Ontario Ministry of Labour v. United Independent Operators Ltd. 2011 ONCA 33
The Ontario Court of Appeal faced the question whether a labour broker for true independent contractors were included in the definition of “Employer” for the purposes of the Occupational Health and Safety Act of Ontario (“OHSA”).
The government had prosecuted the contractor for failing to establish a Joint Health and Safety Committee. The prosecution had been dismissed at the Provincial Court level and at one level of appeal below the OCA. The dismissal was on the basis that the contractor was not an employer, and the workers not “regularly employed” and as such not required to establish a Joint Health and Safety Committee under the legislation.
If the case had been at the Labour Board, it was clear that the workers would not be considered “regularly employed”.
The OHSA has an exclusive definition – “means” – so the courts below applied a narrow traditional employment definition as at common law.
The OCA overturned all of this, based on the fact that the legislation was a “remedial public welfare statute” and thus subject to generous interpretation to advance the purpose of the statute.

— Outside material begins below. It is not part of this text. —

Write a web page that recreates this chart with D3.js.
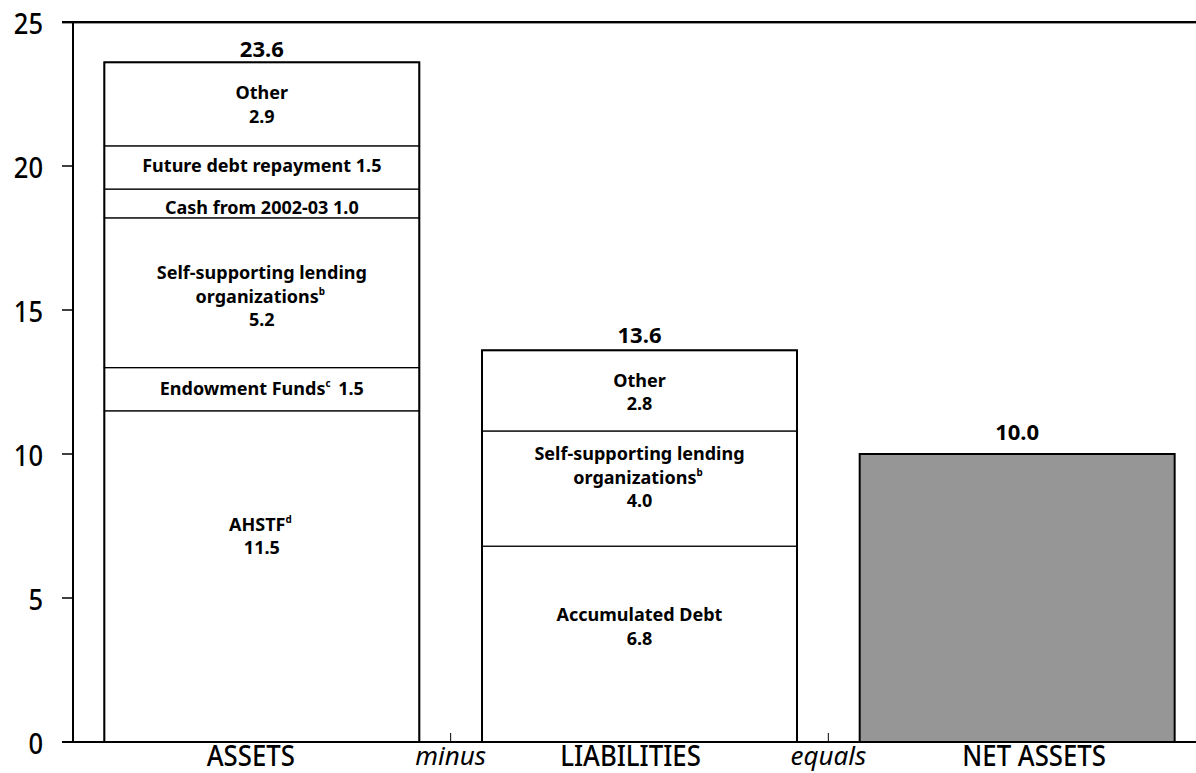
<!DOCTYPE html>
<html>
<head>
<meta charset="utf-8">
<script src="https://cdn.jsdelivr.net/npm/d3@7"></script>
<style>
  html, body { margin: 0; padding: 0; background: #fff; }
  svg { display: block; }
  text { font-family: "Noto Sans", "Open Sans", sans-serif; fill: #000; }
</style>
</head>
<body>
<svg id="chart" width="1196" height="773"></svg>
<script>
// ---------- data ----------
const categories = ["ASSETS", "LIABILITIES", "NET ASSETS"];
const operators = ["minus", "equals"];
const yTicks = [0, 5, 10, 15, 20, 25];

const assetSegments = ["AHSTF^d", "Endowment Funds^c", "Self-supporting lending|organizations^b", "Cash from 2002-03", "Future debt repayment", "Other"];
const assetValues = [11.5, 1.5, 5.2, 1.0, 1.5, 2.9];
const assetInline = [false, true, false, true, true, false];

const liabilitySegments = ["Accumulated Debt", "Self-supporting lending|organizations^b", "Other"];
const liabilityValues = [6.8, 4.0, 2.8];
const liabilityInline = [false, false, false];

const netAssetValues = [10.0];
const totals = [23.6, 13.6, 10.0];

// ---------- layout ----------
const svg = d3.select("#chart");
const fmt = d3.format(".1f");

const y = d3.scaleLinear().domain([0, 25]).range([742, 22]);
const x = d3.scaleBand().domain(categories).range([73, 1206]).paddingInner(0.166).paddingOuter(0.083);

function addText(g, px, py, opts) {
  const t = g.append("text")
    .attr("transform", `translate(${px},${py}) scale(${opts.sx || 1},1)`)
    .attr("text-anchor", opts.anchor || "middle")
    .attr("dominant-baseline", opts.baseline || "central")
    .style("font-size", opts.size + "px")
    .style("font-weight", opts.weight || "normal")
    .style("font-style", opts.style || "normal");
  const parts = opts.text.split(/\^(\w)/);
  parts.forEach((p, i) => {
    if (p === "") return;
    if (i % 2 === 1) {
      t.append("tspan").attr("dy", -5).style("font-size", (opts.size * 0.55) + "px").text(p);
      t.append("tspan").attr("dy", 5).text("\u2009");
    } else {
      t.append("tspan").text(p);
    }
  });
  return t;
}

// ---------- stacked bars ----------
function stackBar(cat, names, values, inline, dyOffsets) {
  const g = svg.append("g");
  let base = 0;
  const x0 = x(cat), bw = x.bandwidth();
  values.forEach((v, i) => {
    const top = base + v;
    g.append("rect")
      .attr("x", x0).attr("width", bw)
      .attr("y", y(top)).attr("height", y(base) - y(top))
      .attr("fill", "#fff").attr("stroke", "#000").attr("stroke-width", 1.2);
    const cx = x0 + bw / 2;
    const cy = (y(base) + y(top)) / 2 + dyOffsets[i];
    let lines;
    if (inline[i]) {
      lines = [names[i].replace("|", " ") + " " + fmt(v)];
    } else {
      lines = names[i].split("|").concat([fmt(v)]);
    }
    const lh = 23.5;
    lines.forEach((ln, j) => {
      addText(g, cx, cy + (j - (lines.length - 1) / 2) * lh, { text: ln, size: 18, weight: "bold", sx: 1.0 });
    });
    base = top;
  });
  g.append("rect")
    .attr("x", x0).attr("width", bw)
    .attr("y", y(base)).attr("height", y(0) - y(base))
    .attr("fill", "none").attr("stroke", "#000").attr("stroke-width", 2);
}

stackBar("ASSETS", assetSegments, assetValues, assetInline, [-41, -1, 3, 4, -2, 0]);
stackBar("LIABILITIES", liabilitySegments, liabilityValues, liabilityInline, [-18, -12, 1]);

// net assets single bar
svg.append("g").selectAll("rect").data(netAssetValues).join("rect")
  .attr("x", x("NET ASSETS")).attr("width", x.bandwidth())
  .attr("y", d => y(d)).attr("height", d => y(0) - y(d))
  .attr("fill", "#969696").attr("stroke", "#000").attr("stroke-width", 2);

// totals
const totalOffsets = [-14, -16, -23];
svg.append("g").selectAll("g").data(totals).join("g").each(function(d, i) {
  addText(d3.select(this), x(categories[i]) + x.bandwidth() / 2, y(d) + totalOffsets[i],
    { text: fmt(d), size: 21, weight: "bold", sx: 1.05 });
});

// ---------- axes ----------
const axisG = svg.append("g");
axisG.append("line").attr("x1", 62).attr("x2", 1196).attr("y1", y(25) + 1.5).attr("y2", y(25) + 1.5)
  .attr("stroke", "#999").attr("stroke-width", 1);
axisG.append("line").attr("x1", 62).attr("x2", 1196).attr("y1", y(25)).attr("y2", y(25))
  .attr("stroke", "#000").attr("stroke-width", 2);
axisG.append("line").attr("x1", 73).attr("x2", 73).attr("y1", y(25)).attr("y2", y(0))
  .attr("stroke", "#000").attr("stroke-width", 2);
axisG.append("line").attr("x1", 62).attr("x2", 1196).attr("y1", y(0)).attr("y2", y(0))
  .attr("stroke", "#000").attr("stroke-width", 2);

yTicks.forEach(t => {
  axisG.append("line").attr("x1", 62).attr("x2", 73).attr("y1", y(t)).attr("y2", y(t))
    .attr("stroke", "#000").attr("stroke-width", 1.5);
  addText(axisG, 43, y(t), { text: String(t), size: 29, anchor: "end", sx: 0.88, weight: 500 });
});

const opX = operators.map((o, i) => (x(categories[i]) + x.bandwidth() + x(categories[i + 1])) / 2);
operators.forEach((o, i) => {
  axisG.append("line").attr("x1", opX[i]).attr("x2", opX[i]).attr("y1", y(0) - 9).attr("y2", y(0))
    .attr("stroke", "#000").attr("stroke-width", 1);
  addText(axisG, opX[i], 765, { text: o, size: 26, style: "italic", baseline: "alphabetic", sx: 1.0 });
});

const catDx = [-11, -9, 17];
categories.forEach((c, i) => {
  addText(axisG, x(c) + x.bandwidth() / 2 + catDx[i], 766, { text: c, size: 28, baseline: "alphabetic", sx: 0.92, weight: 500 });
});
</script>
</body>
</html>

In refusing to require a “traditional employment relationship” the OCA took a “purposive”, “remedial” and “contextual” approach, and applied the “plain meaning” of the words “regularly employed” in order to do “no violence” to the interpretation, but rather to seek an interpretation which “promotes worker safety”.
The case is interesting in that it gives the remedial interpretation one would expect to see with Human rights legislation. The courts have long defined Human Rights legislation as “quasi-constitutional” and thus on a higher plane than any other legislation but for the Constitution.
Without saying so, the court seems to apply the reasoning from the several SCC cases setting out the importance of work as a core value of our society. Safe working conditions were placed at a somewhat higher plane – almost equivalent to fair working conditions in terms of Human Rights.